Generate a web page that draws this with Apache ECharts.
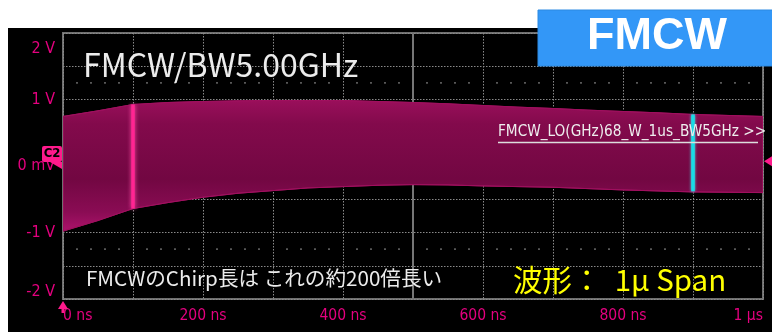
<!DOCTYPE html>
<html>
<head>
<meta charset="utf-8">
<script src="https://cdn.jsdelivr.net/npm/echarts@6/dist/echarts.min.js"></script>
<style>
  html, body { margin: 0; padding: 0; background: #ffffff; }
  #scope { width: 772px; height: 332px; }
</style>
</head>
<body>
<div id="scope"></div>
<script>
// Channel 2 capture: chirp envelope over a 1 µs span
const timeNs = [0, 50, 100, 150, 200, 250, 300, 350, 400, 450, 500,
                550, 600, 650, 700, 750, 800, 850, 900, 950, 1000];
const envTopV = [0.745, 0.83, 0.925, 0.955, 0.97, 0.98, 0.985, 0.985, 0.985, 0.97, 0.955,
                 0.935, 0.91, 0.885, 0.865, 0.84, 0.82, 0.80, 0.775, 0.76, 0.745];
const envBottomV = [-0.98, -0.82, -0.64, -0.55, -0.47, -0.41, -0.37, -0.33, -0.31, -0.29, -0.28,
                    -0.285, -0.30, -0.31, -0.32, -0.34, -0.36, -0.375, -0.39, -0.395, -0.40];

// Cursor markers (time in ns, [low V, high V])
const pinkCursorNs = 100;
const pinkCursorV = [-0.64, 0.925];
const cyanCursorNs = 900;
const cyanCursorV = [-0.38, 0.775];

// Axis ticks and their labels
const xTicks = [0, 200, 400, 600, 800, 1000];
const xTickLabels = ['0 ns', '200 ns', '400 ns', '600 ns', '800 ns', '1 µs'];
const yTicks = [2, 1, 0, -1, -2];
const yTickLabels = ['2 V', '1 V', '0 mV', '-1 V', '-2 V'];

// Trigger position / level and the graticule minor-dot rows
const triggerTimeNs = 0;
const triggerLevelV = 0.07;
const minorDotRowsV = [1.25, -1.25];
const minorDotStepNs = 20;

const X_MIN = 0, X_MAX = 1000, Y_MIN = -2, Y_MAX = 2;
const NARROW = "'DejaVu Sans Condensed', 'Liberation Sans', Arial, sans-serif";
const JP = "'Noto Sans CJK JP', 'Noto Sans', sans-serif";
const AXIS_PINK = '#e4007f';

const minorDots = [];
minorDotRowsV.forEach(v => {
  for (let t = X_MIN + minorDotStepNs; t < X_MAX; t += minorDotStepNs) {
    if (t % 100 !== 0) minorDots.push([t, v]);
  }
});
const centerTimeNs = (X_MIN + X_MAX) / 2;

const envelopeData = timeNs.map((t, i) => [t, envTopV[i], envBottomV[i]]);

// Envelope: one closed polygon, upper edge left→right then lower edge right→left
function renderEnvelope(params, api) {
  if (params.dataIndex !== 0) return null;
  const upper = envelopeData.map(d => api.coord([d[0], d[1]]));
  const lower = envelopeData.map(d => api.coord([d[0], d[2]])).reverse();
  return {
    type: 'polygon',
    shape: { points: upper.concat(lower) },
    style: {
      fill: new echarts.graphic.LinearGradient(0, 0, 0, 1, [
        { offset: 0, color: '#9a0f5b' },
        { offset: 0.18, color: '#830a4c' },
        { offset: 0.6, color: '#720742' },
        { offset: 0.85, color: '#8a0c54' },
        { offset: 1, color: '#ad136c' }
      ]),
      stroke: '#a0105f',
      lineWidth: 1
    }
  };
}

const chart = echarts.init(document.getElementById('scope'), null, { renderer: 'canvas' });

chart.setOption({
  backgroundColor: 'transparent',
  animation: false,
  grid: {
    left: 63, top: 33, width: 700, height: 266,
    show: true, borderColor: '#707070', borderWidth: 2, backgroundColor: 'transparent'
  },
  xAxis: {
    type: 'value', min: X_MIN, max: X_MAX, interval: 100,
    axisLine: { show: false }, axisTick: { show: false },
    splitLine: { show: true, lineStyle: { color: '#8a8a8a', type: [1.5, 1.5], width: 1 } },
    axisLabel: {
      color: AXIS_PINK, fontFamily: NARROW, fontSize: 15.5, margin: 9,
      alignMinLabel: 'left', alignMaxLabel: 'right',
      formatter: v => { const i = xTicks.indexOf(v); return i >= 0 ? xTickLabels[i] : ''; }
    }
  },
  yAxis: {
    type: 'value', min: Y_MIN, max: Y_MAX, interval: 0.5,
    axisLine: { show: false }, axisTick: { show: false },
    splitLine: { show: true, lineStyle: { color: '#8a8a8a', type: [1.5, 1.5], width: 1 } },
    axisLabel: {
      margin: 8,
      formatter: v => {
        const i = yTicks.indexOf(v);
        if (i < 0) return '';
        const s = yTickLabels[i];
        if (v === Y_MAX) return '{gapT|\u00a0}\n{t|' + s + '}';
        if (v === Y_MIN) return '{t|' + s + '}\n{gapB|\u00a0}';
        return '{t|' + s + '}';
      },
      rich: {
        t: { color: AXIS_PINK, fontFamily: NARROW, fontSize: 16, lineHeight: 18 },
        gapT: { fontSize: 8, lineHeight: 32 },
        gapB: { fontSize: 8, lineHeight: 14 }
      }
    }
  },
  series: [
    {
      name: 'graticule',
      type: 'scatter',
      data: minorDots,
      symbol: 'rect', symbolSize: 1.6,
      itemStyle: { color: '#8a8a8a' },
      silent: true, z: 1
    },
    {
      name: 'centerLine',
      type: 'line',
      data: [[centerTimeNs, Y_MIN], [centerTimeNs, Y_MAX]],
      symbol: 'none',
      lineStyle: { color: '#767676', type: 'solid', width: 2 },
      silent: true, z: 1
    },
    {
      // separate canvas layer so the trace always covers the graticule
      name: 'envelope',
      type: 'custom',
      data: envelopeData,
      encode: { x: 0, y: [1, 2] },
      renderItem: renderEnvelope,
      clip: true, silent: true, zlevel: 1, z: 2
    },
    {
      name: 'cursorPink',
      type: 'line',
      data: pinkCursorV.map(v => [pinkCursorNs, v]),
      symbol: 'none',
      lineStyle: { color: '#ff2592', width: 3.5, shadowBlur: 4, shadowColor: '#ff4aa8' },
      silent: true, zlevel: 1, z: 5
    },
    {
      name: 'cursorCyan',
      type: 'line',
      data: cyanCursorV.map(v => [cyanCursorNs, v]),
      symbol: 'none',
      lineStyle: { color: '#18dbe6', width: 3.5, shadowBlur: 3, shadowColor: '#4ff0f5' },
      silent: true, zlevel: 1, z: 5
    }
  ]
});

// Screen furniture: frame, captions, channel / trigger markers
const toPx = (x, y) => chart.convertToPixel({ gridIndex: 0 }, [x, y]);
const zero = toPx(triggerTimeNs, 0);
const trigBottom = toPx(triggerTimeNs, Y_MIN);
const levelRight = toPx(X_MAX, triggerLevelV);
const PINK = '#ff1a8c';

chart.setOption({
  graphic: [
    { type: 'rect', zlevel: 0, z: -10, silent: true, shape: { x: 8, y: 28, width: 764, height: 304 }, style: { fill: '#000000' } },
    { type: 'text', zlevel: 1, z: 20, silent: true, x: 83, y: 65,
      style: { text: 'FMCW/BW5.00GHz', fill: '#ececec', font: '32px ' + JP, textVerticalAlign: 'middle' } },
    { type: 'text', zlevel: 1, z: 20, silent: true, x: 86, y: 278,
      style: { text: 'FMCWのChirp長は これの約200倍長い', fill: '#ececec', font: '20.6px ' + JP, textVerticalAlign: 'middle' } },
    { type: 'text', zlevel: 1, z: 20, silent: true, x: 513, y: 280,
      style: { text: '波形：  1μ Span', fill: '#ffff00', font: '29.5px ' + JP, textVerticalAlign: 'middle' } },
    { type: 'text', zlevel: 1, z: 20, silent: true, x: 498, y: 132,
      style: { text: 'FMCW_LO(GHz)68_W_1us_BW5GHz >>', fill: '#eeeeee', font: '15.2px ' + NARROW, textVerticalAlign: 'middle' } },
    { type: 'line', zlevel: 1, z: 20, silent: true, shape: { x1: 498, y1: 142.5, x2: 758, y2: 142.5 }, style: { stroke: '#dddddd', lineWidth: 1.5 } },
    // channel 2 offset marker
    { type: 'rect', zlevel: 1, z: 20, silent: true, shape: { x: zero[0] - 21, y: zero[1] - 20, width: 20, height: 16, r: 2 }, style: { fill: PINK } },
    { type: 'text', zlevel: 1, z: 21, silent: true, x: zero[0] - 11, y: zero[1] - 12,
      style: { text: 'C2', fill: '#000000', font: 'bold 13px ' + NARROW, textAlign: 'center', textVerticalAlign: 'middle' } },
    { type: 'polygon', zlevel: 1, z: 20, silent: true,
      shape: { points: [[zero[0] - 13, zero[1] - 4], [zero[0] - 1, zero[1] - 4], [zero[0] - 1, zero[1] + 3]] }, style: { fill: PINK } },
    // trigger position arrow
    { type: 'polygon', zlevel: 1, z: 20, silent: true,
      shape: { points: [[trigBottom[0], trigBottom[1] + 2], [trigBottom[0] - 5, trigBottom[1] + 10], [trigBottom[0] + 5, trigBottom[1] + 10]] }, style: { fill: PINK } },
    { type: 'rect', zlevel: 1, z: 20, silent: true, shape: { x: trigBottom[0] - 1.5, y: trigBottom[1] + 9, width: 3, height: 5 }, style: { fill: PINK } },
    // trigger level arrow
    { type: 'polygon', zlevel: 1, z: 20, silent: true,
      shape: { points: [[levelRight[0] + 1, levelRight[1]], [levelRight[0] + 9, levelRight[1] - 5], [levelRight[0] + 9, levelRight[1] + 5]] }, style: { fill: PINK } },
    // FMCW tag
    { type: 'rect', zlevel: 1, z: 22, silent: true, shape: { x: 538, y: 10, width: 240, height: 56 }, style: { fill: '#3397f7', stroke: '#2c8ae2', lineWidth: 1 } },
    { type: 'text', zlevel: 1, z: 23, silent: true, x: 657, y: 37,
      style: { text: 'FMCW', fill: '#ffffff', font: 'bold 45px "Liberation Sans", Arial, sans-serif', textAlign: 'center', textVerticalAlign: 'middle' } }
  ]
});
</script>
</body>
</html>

──────────

### YOUR INSTRUCTIONS
In the data above, please extract the lines from the first one through the line with "const cyanCursorV = [-0.38, 0.775];", exactly, and keep pictures out.

### EXPECTED ANSWER
Generate a web page that draws this with Apache ECharts.
<!DOCTYPE html>
<html>
<head>
<meta charset="utf-8">
<script src="https://cdn.jsdelivr.net/npm/echarts@6/dist/echarts.min.js"></script>
<style>
  html, body { margin: 0; padding: 0; background: #ffffff; }
  #scope { width: 772px; height: 332px; }
</style>
</head>
<body>
<div id="scope"></div>
<script>
// Channel 2 capture: chirp envelope over a 1 µs span
const timeNs = [0, 50, 100, 150, 200, 250, 300, 350, 400, 450, 500,
                550, 600, 650, 700, 750, 800, 850, 900, 950, 1000];
const envTopV = [0.745, 0.83, 0.925, 0.955, 0.97, 0.98, 0.985, 0.985, 0.985, 0.97, 0.955,
                 0.935, 0.91, 0.885, 0.865, 0.84, 0.82, 0.80, 0.775, 0.76, 0.745];
const envBottomV = [-0.98, -0.82, -0.64, -0.55, -0.47, -0.41, -0.37, -0.33, -0.31, -0.29, -0.28,
                    -0.285, -0.30, -0.31, -0.32, -0.34, -0.36, -0.375, -0.39, -0.395, -0.40];

// Cursor markers (time in ns, [low V, high V])
const pinkCursorNs = 100;
const pinkCursorV = [-0.64, 0.925];
const cyanCursorNs = 900;
const cyanCursorV = [-0.38, 0.775];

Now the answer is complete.